The appliance of science
One of the many positive developments to have occurred during my time as a professional is the proliferation of scientific thinking in the industry. The influence and contributions of thought leaders such as Donald Norman, Alan Cooper and others cannot be overstated; what they have brought to the table is a shift in rationale from the old, instinctive design sensibility to a more effective, research-driven approach. So we have gone from arguing that a button with rounded corners simply “looks right” (instinctive) to stating that it has affordance and benefits from the Aesthetic-Usability Effect (scientific). What’s more, data supports the fact that attractive things work better.
That’s… logical, captain
Without question this type of approach demands more from the designer: craft, study, insight. It can also supply some much-needed constraints within which creativity can flourish, rather than relying on the artist’s muse. Arguing a point based on data and evidence is less likely to result in needless exchanges with a client over the amount of [insert client’s favourite colour here]. That’s not to say it will never happen, but our position as professionals is strengthened when we can actively demonstrate a thorough knowledge of the rules of the game.

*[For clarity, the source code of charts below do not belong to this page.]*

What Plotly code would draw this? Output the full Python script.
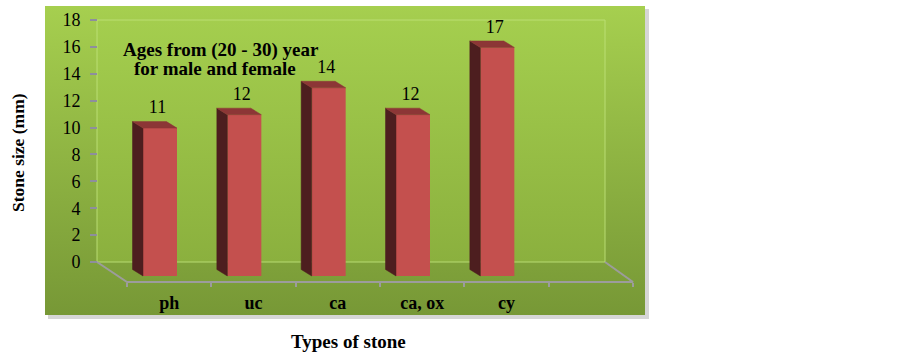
import plotly.graph_objects as go

# ---------------- data ----------------
categories = ["ph", "uc", "ca", "ca, ox", "cy"]
stone_size = [11, 12, 14, 12, 17]
y_tick_values = [0, 2, 4, 6, 8, 10, 12, 14, 16, 18]
x_title = "Types of stone"
y_title = "Stone size (mm)"
note_lines = ["Ages from (20 - 30) year", "for male and female"]

# ---------------- geometry / style ----------------
W, H = 903, 353
FONT = "Liberation Serif, Times New Roman, serif"

AX_L, AX_R, AX_Y = 127, 633, 282          # front floor edge (px)
WALL_L, WALL_R, WALL_T, WALL_B = 97, 605, 20, 262
BAR_BASE = 276
N_SLOTS = 6
PX_X = (AX_R - AX_L) / N_SLOTS
PX_Y = (WALL_B - WALL_T) / 18.0

x2_range = [-0.5 - AX_L / PX_X, -0.5 + (W - AX_L) / PX_X]
y2_range = [-(H - BAR_BASE) / PX_Y, BAR_BASE / PX_Y]
y3_range = [-(H - WALL_B) / PX_Y, WALL_B / PX_Y]

BAR_OFF = (143 - AX_L) / PX_X - 0.5
BAR_W = 34 / PX_X
DX = -10.5 / PX_X
DY = 6.5 / PX_Y

FRONT = "#c4504e"
SIDE = "#4d1e1f"
TOP = "#8c3636"


def rect(x0, y0, x1, y1):
    return [x0, x1, x1, x0, x0], [y0, y0, y1, y1, y0]


fig = go.Figure()

# ---- decorative background (pixel axes x / y) ----
sx, sy = rect(48, 9, 649, 319)
fig.add_trace(go.Scatter(x=sx, y=sy, fill="toself", fillcolor="rgba(0,0,0,0.16)",
                         line=dict(width=0), mode="lines", hoverinfo="skip", showlegend=False))
px_, py_ = rect(45, 6, 645, 315)
fig.add_trace(go.Scatter(x=px_, y=py_, fill="toself", mode="lines", line=dict(width=0),
                         fillgradient=dict(type="vertical", start=6, stop=315,
                                           colorscale=[[0, "#a6cf4f"], [1, "#779836"]]),
                         hoverinfo="skip", showlegend=False))
wx, wy = rect(WALL_L, WALL_T, WALL_R, WALL_B)
fig.add_trace(go.Scatter(x=wx, y=wy, fill="toself", mode="lines",
                         line=dict(width=1, color="rgba(190,225,120,0.9)"),
                         fillgradient=dict(type="vertical", start=WALL_T, stop=WALL_B,
                                           colorscale=[[0, "#a4ce4e"], [1, "#8bb03e"]]),
                         hoverinfo="skip", showlegend=False))
fig.add_trace(go.Scatter(x=[WALL_L, AX_L, AX_R, WALL_R], y=[WALL_B, AX_Y, AX_Y, WALL_B],
                         mode="lines", line=dict(width=2, color="#9c9c9c"),
                         hoverinfo="skip", showlegend=False))

# dummy trace so the back-wall value axis exists
fig.add_trace(go.Scatter(x=[None], y=[None], xaxis="x", yaxis="y3", mode="markers",
                         hoverinfo="skip", showlegend=False))

# ---- data (x2 / y2) ----
idx = list(range(len(categories)))

fig.add_trace(go.Bar(x=idx, y=stone_size, base=0, offset=BAR_OFF, width=BAR_W,
                     marker=dict(color=FRONT, line=dict(width=0)),
                     xaxis="x2", yaxis="y2", hoverinfo="skip", showlegend=False))

side_x, side_y, top_x, top_y = [], [], [], []
for i, v in zip(idx, stone_size):
    L = i + BAR_OFF
    R = L + BAR_W
    side_x += [L, L, L + DX, L + DX, L, None]
    side_y += [0, v, v + DY, DY, 0, None]
    top_x += [L, R, R + DX, L + DX, L, None]
    top_y += [v, v, v + DY, v + DY, v, None]

fig.add_trace(go.Scatter(x=side_x, y=side_y, fill="toself", fillcolor=SIDE, mode="lines",
                         line=dict(width=0.5, color=SIDE), xaxis="x2", yaxis="y2",
                         hoverinfo="skip", showlegend=False))
fig.add_trace(go.Scatter(x=top_x, y=top_y, fill="toself", fillcolor=TOP, mode="lines",
                         line=dict(width=0.5, color=TOP), xaxis="x2", yaxis="y2",
                         hoverinfo="skip", showlegend=False))

fig.add_trace(go.Scatter(x=[i + BAR_OFF + BAR_W / 2 - 0.03 for i in idx],
                         y=[v + DY + 0.94 for v in stone_size],
                         text=[str(v) for v in stone_size], mode="text",
                         textposition="middle center",
                         textfont=dict(family=FONT, size=18, color="black"),
                         xaxis="x2", yaxis="y2", hoverinfo="skip", showlegend=False))

# ---------------- layout ----------------
hidden = dict(visible=False, showgrid=False, zeroline=False, fixedrange=True)
fig.update_layout(
    width=W, height=H,
    margin=dict(l=0, r=0, t=0, b=0),
    paper_bgcolor="white", plot_bgcolor="rgba(0,0,0,0)",
    showlegend=False,
    xaxis=dict(range=[0, W], domain=[0, 1], **hidden),
    yaxis=dict(range=[H, 0], domain=[0, 1], **hidden),
    xaxis2=dict(overlaying="x", anchor="free", position=(H - AX_Y) / H,
                range=x2_range, showgrid=False, zeroline=False, showline=False,
                tickmode="array", tickvals=idx, ticktext=categories,
                ticks="", ticklabelstandoff=8,
                tickfont=dict(family=FONT, size=18, color="black", weight="bold"),
                minor=dict(tickmode="array", tickvals=[k - 0.5 for k in range(N_SLOTS + 1)],
                           ticks="outside", ticklen=4, tickwidth=2, tickcolor="#9c9c9c",
                           showgrid=False),
                fixedrange=True),
    yaxis2=dict(overlaying="y", anchor="x2", range=y2_range, **hidden),
    yaxis3=dict(overlaying="y", anchor="free", position=WALL_L / W, side="left",
                range=y3_range, tickmode="array", tickvals=y_tick_values,
                ticks="outside", ticklen=7, tickwidth=2, tickcolor="#8e8e9e",
                ticklabelstandoff=6,
                tickfont=dict(family=FONT, size=18, color="black"),
                showgrid=False, zeroline=False, showline=False, fixedrange=True),
    annotations=[
        dict(x=221, y=50, xref="x", yref="y", text="<b>%s</b>" % note_lines[0],
             showarrow=False, font=dict(family=FONT, size=19, color="black"),
             xanchor="center", yanchor="middle"),
        dict(x=215, y=68, xref="x", yref="y", text="<b>%s</b>" % note_lines[1],
             showarrow=False, font=dict(family=FONT, size=19, color="black"),
             xanchor="center", yanchor="middle"),
        dict(x=348, y=341, xref="x", yref="y", text="<b>%s</b>" % x_title,
             showarrow=False, font=dict(family=FONT, size=19, color="black"),
             xanchor="center", yanchor="middle"),
        dict(x=18, y=153, xref="x", yref="y", text="<b>%s</b>" % y_title,
             showarrow=False, textangle=-90, font=dict(family=FONT, size=17.5, color="black"),
             xanchor="center", yanchor="middle"),
    ],
)

fig.write_html("out.html", config={"displayModeBar": False},
               post_script="document.body.style.margin='0';document.body.style.overflow='hidden';")
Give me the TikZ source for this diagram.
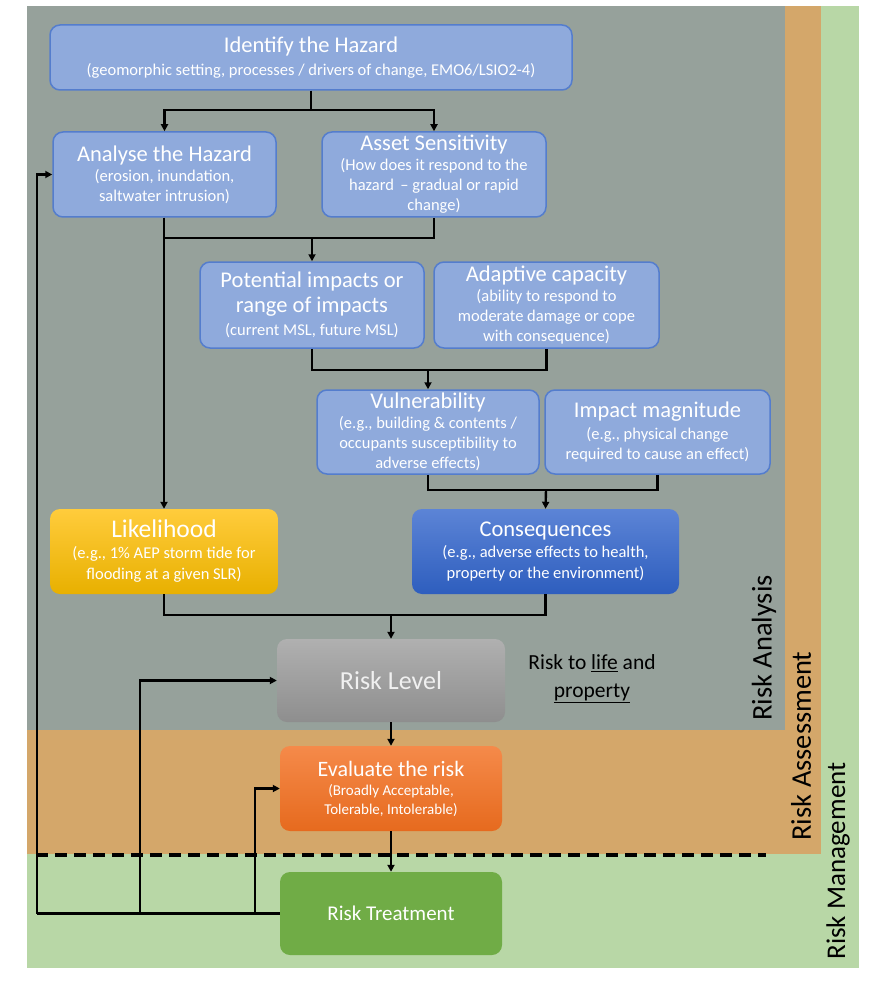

We might assume to “know” so much gained from experience or absorbed from years of industry-related reading but regular reassessment of what we assume to be firm knowledge can only be healthy. Plus it is much more conducive to a sustained and successful career in design. Taking the opportunity has never been easier, with the web as a central hub for debates and discussions that lead to shifts in our industry and each of us with a front row seat.
Hackneyed it may be, but designers cannot afford to stop learning about the components of professional practice, particularly those of us who have had extended tenures in the field. Old thinking needs to be identified and regularly weeded out. We need to challenge accepted truths time and again, reassess our own subjective views and progress our work and contribution.
Gratuitous Star Wars quote
To paraphrase Yoda, we need to unlearn what we have learned – and then relearn it, sometimes daily.